Exercise description:
Provide the number of lines where the word "size" occurs, and no other text.
##########
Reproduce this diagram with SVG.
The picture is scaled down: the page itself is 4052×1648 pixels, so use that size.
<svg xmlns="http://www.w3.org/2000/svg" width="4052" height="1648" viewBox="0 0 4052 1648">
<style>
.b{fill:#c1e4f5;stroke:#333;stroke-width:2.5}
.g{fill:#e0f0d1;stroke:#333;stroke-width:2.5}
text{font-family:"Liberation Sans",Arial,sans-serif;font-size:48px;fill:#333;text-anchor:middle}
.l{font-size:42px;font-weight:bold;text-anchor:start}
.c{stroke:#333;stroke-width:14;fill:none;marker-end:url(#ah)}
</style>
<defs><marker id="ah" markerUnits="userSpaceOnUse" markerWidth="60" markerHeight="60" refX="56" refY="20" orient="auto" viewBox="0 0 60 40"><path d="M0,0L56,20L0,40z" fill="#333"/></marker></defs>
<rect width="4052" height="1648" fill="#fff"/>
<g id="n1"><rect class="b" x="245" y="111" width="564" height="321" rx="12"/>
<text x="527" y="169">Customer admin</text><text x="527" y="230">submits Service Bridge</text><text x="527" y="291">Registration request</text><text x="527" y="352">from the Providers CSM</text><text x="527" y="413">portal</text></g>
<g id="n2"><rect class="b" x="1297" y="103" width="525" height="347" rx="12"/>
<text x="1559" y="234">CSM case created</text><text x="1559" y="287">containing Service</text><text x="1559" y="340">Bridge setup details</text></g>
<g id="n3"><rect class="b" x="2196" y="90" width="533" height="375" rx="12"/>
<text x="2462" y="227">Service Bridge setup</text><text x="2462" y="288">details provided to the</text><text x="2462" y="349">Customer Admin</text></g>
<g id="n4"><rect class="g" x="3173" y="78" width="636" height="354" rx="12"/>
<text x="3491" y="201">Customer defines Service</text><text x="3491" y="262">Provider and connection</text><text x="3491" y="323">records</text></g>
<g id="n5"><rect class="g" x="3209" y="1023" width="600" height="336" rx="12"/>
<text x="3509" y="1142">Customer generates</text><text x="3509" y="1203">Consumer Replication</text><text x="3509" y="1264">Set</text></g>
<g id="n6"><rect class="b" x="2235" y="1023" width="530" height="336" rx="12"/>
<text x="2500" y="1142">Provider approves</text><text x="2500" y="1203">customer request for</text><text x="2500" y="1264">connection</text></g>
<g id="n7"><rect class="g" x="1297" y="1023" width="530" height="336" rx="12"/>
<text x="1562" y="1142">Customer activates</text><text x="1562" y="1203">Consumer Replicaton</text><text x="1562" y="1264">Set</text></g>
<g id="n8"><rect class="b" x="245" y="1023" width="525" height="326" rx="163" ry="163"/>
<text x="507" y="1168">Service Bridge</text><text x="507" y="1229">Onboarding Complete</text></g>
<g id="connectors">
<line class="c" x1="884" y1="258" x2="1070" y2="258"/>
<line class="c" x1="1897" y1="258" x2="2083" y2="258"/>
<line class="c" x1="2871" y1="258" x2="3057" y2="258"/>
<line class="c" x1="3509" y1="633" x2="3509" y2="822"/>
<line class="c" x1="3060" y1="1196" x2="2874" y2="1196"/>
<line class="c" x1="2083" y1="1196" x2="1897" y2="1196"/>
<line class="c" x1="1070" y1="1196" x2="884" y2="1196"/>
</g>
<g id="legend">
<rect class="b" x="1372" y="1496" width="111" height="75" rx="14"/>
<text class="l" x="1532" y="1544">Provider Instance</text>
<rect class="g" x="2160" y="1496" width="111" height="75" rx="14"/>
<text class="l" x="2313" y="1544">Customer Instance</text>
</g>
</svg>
##########
Output:
3